At Dieselheat, we are obviously biased towards diesel. However, in our comparison below we have tried to be clear about what is fact and what is assumption so that you can make a fair assessment.
We are comparing a 2.2kW diesel heater (Eberspacher or Belief) with a Truma Vario gas heater. We are assuming:
- Diesel costs $1.6/L
- Gas costs $28 for an 8.5kg swap and go bottle.
We took pricing online on 29th April 2020. We have taken our fuel consumption figures, dimensions, etc. from the manufacturers’ specifications.
We have quoted full install kits and for the diesel heaters we included a fuel tank, but no gas bottle for the gas heater, since most vans have gas bottles already.
Belief full heater install kit (inc. tank) is $1275
Eberspacher D2 full heater install kit (inc. tank) is $1975
Eberspacher D2L full heater kit (inc. tank) is $2375
Truma Vario Eco gas kit is $2199 (caravanrvcamping.com.au website – cheapest price we could find)
So only the newest Eberspacher D2L heater with a fuel tank costs more than the gas heater, but remember it costs less to run and install (see below).
The winner: Diesel (just). There are plenty of diesel options that are cheaper than gas, but the new D2L does cost more.
Let’s compare gas and diesel over a typical week, where we run the heater at half power (1.5kW) for 7 days x 5 hours per day. That is 35 hours.
2.2kW heater uses 150mL of fuel per hour at 1.5kW output. At $1.6/L fuel cost, that is 35hours x 150mL = 5.2L of diesel, which is $8.3 for the week’s fuel.
The 2.7kW Truma gas heater will cycle up and down from low to high, so let’s assume it operates half the time on high and half on low. This means it uses an average of 141g/hour = 4.9kg of gas, which is $16 for the week.
The winner: Diesel at roughly half the running costs.
Gas tanks are of course much bigger than diesel tanks. To be fair though, most vans have them already, so if you add a diesel heater, you will need to add another tank. Diesel tanks are easier to fit in as they are square and can be mounted outside. For these reasons, we will ignore the tanks in this comparison and focus on the heaters. We are also ignoring ducting and exhausts, as in both cases they do not impinge on usable space.
The diesel heater is 305mm x 115mm x 122mm, giving a total volume of 4.2L.
The gas heater is 400mm x 284mm x 123mm, giving a total volume of 13L.
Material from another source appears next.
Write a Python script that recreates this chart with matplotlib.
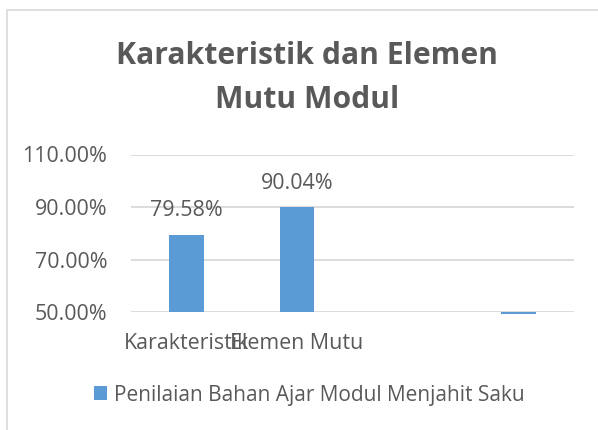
import numpy as np
import matplotlib
matplotlib.use("Agg")
import matplotlib.pyplot as plt
from matplotlib.patches import Rectangle, Patch

categories = ["Karakteristik", "Elemen Mutu", "", ""]
values = [0.7958, 0.9004, np.nan, 0.492]
series_name = "Penilaian Bahan Ajar Modul Menjahit Saku"
title = "Karakteristik dan Elemen\nMutu Modul"
yticks = [0.5, 0.7, 0.9, 1.1]

plt.rcParams['font.family'] = ['Open Sans', 'DejaVu Sans']
W, H = 598, 430
fig = plt.figure(figsize=(W / 100, H / 100), dpi=100)
ax = fig.add_axes([131 / W, 1 - 312.3 / H, (574 - 131) / W, (312.3 - 154.5) / H])

blue = '#5B9BD5'
gray = '#595959'
grid = '#D9D9D9'
fs = 15.4
ymin, ymax = 0.5, 1.1
x = np.arange(len(categories))
heights = [v - ymin if not np.isnan(v) else 0 for v in values]
bars = ax.bar(x, heights, bottom=ymin, width=0.31, color=blue, clip_on=False, zorder=3)
for xi, v in zip(x, values):
    if not np.isnan(v) and v >= ymin:
        ax.annotate(f"{v*100:.2f}%", (xi, v), xytext=(0, 17), textcoords='offset points',
                    ha='center', va='center', fontsize=fs, color=gray)

ax.set_xlim(-0.5, len(categories) - 0.5)
ax.set_ylim(ymin, ymax)
ax.set_yticks(yticks)
ax.set_yticklabels([f"{t*100:.2f}%" for t in yticks])
ax.set_xticks(x)
ax.set_xticklabels(categories)
ax.tick_params(axis='y', length=0, pad=17, labelsize=fs, labelcolor=gray)
ax.tick_params(axis='x', length=0, pad=15, labelsize=fs, labelcolor=gray)
for s in ax.spines.values():
    s.set_visible(False)
ax.grid(axis='y', color=grid, linewidth=1.3, zorder=0)
ax.set_axisbelow(True)

fig.text(307 / W, 1 - 78 / H, title, ha='center', va='center', fontsize=21.7,
         fontweight='bold', color=gray, linespacing=1.62)

leg = fig.legend(handles=[Patch(facecolor=blue, edgecolor='none', label=series_name)],
                 loc='center', bbox_to_anchor=(309 / W, 1 - 395 / H), frameon=False,
                 fontsize=15, handlelength=0.65, handleheight=0.65, handletextpad=0.3,
                 borderpad=0)
for t in leg.get_texts():
    t.set_color(gray)

fig.patches.append(Rectangle((6.5 / W, -0.1), 1.2, 1 - 9.5 / H + 0.1, transform=fig.transFigure,
                             fill=False, edgecolor=grid, linewidth=1.2))

fig.savefig("out.png", dpi=100)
The winner: Diesel at less than half the size.
Can be DIY installed or installed by any caravan repair shop or mobile installer. Common sense and using a good install kit still counts, but there are no compliance issues.
Must be installed by a licensed technician and there are rules about where it can be installed.
The winner: Diesel. Installation options are more flexible and you can DIY.
For boats and motorhomes, diesel heaters are normally plumbed directly into the main fuel tank, providing the advantage of a single fuel and bulk filling point. For caravans, there are options for removable tanks that are easy to top up.
On boats, gas is particularly inconvenient, with compliance and safety issues, the need for sealed gas lockers that take up space, rusting gas bottles that chip gelcoat decks, and the hassle/danger of carrying gas bottles on and off the boat.
For caravans that have gas already, we do note that having a single fuel source can be more convenient, but in many cases you have diesel in your tow vehicle anyway.
Gas is widely available – but diesel is even MORE widely available.
The winner: Diesel is definitely more convenient in most cases.
Cold Weather Performance
In Australia, we run our heaters on LPG (60% propane / 40% butane). Unfortunately, butane stops vaporising at +2 degrees, whereas propane will vaporise at -45 degrees. Once an LPG bottle temperature falls below +2 degrees, only the propane portion of the tank will burn, leaving you with nearly half a tank of unusable butane (40%) or poor gas pressure.
Diesel is not affected by temperature in the same way. You will always have the same burn performance and heat all year round, although in very cold conditions (alpine) you do need to add kerosene or a winter fuel additive to ensure it does not go gummy.
The winner: Diesel for superior (really) cold weather performance.